From: Stephen Frost <sfrost(at)snowman(dot)net>
To: Michael Paquier <michael(dot)paquier(at)gmail(dot)com>
Cc: Tom Lane <tgl(at)sss(dot)pgh(dot)pa(dot)us>, Andres Freund <andres(at)anarazel(dot)de>, Alvaro Herrera <alvherre(at)2ndquadrant(dot)com>, PostgreSQL mailing lists <pgsql-hackers(at)postgresql(dot)org>
Subject: Re: Allow replication roles to use file access functions
Date: 2015-09-03 12:53:20
Message-ID: 20150903125320.GB3685@tamriel.snowman.net
Views: Raw Message | Whole Thread | Download mbox | Resend email
Thread:
Lists: pgsql-hackers

* Michael Paquier (michael(dot)paquier(at)gmail(dot)com) wrote:
> On Thu, Sep 3, 2015 at 11:20 AM, Stephen Frost wrote:
> >> Not only, +clog, configuration files, etc.
> >
> > Configuration files? Perhaps you could elaborate?
>
> Sure. Sorry for being unclear. It copies everything that is not a
> relation file, a kind of base backup without the relation files then.

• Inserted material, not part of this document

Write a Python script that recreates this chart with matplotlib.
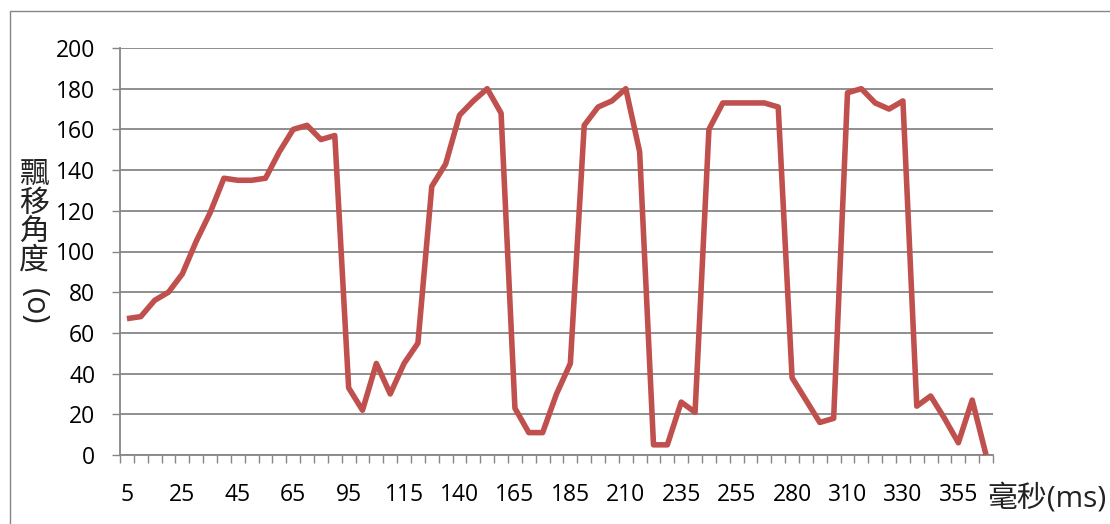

How does that work on systems where the configuration files aren't
stored under PGDATA (Debian and derivatives, at least)? I guess I don't
quite see why it's necessary for pg_rewind to copy the configuration
files in the first place, it doesn't have the same role as
pg_basebackup, at least as I understand it.

> >> The problem when using differential backups in this case is
> >> performance as mentioned above. We would need to scan the whole target
> >> cluster, which may take time, the current approach of pg_rewind only
> >> needs to scan WAL records to find the list of blocks modified, and
> >> directly requests them from the source. I would expect pg_rewind to be
> >> as quick as possible.
> >
> > I don't follow why the current approach of pg_rewind would have to
> > change. All I'm suggesting is that we have a different way, one which
> > is much more restricted, for pg_rewind to request exactly the
> > information it needs for efficient operation.
>
> Ah, OK. I thought that you were referring to a protocol where caller
> sends a single LSN from which it gets a differential backup that needs
> to scan all the relation files of the source cluster to get the data
> blocks with an LSN newer than the one sent, and then sends them back
> to the caller.

No, apologies, I was simply pointing out that we might want this kind of
a capability at the protocol level to support other replication protocol
clients.

> I guess that what you are suggesting instead is an approach where
> caller sends something like that through the replication protocol with
> a relation OID and a block list:
> BLOCK_DIFF relation_oid BLOCK_LIST m,n,[o, ...]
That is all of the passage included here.